Di sisi lain, apalagi jika iman yang dijadikan dalih untuk optimis, dan menambahkan kata-kata “kita harus percaya Allah pasti bisa menolong”. Ini lebih mengerikan lagi, karena Allah pun mau “diatur” supaya tunduk pada keyakinan umat. Sangat banyak pengkhotbah mengacaukan nalar yang juga adalah anugerah Allah, mengabaikan, bahkan menghanyutkan jemaat pada emosi yang tidak terkendali atas nama kalimat “Allah pasti bisa menolong. Kalau sakit, pegang dan percayalah maka sakitmu akan sembuh”. Mereka lupa, atau mungkin tidak membaca, kisah Paulus yang minta tolong agar Allah mencabut duri dari dalam tubuhnya. Namun Allah tidak pernah mengabulkannya sekalipun Paulus telah tiga kali memintanya. Akhirnya Paulus berkata, “Di dalam siksaan aku senang oleh karena Kristus, sebab jika aku lemah maka aku kuat” (2 Korintus 12:10).
Allah pasti bisa menolong, itu sudah pasti! Tidak mungkin Allah tidak bisa menolong, karena tidak ada yang mustahil bagi Allah. Namun jangan lupa, Allah juga punya rencana yang tidak dapat kita pahami kini, melainkan nanti. Paulus tak mendapatkan apa yang dia inginkan, namun mendapatkan yang lebih baik, yaitu konsep iman yang terus diperbaharui, sekalipun tetap dalam penderitaan. Juga harus diingat, pasti Allah tidak bisa menolong kita untuk berbuat dosa, karena DIA adalah Allah yang suci. Jadi, ada yang Allah tidak bisa, namun manusia bisa (2 Timotius 2:13). Karena itu, iman seharusnya sejalan dengan nalar yang telah diperbaharui oleh Roh Kudus (Efesus 4: 23-24), bukan suka-suka kita, atau sekadar percaya. Artinya, apa yang diimani itu harus bisa dinalar oleh manusia sebagai umat yang telah ditebus. Nalar berasal dari Allah, anugerah Allah, yang diberikan agar umat bisa mengerti apa yang menjadi ketetapan-ketetapan Allah, sekaligus untuk menguji berbagai pendapat tentang DIA, agar umat tidak tersesat (1 Tesalonika 5: 21-22). Nah, ini berarti beriman bukan sekadar beriman, tetapi juga bernalar, tetapi nalar yang harus tunduk pada iman yang benar, yaitu iman yang berpusat kepada Allah sang pencipta, pemelihara dan penebus yang kekal dan maha-segalanya.
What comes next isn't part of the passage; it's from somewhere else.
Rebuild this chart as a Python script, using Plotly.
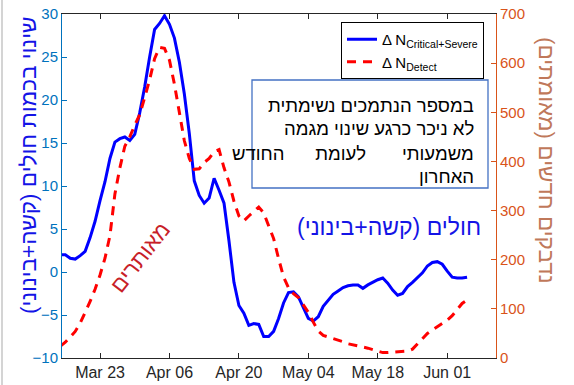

Kembali kepada harapan baru, di tahun baru. Sebagai orang beriman kita harus menyadari kasih setia Allah selalu baru setiap hari (Ratapan 3:21-23). Namun, baru tidak berarti yang sedikit bertambah banyak, atau yang tidak tenang menjadi tenang, bahkan bisa sebaliknya. Jadi, arti harapan baru di sini tidak sama dengan pemahaman umum. Tetapi, sekalipun fenomena yang tampak tidak baik, Allah tetap baik, tidak ada yang salah dalam karya-NYA. Nah, jadi apa yang dimaksud dengan harapan baru, atau, lebih baik dari tahun lalu, jelas sudah. Awas, jangan terjebak pada fenomena, atau terbawa arus nilai relatif dunia. Anda berpikir harus berbeda. Selamat baru karena memang Anda sudah baru sejak menjadi milik Kristus, dan, terus-menerus diperbaharui, supaya tetap baru.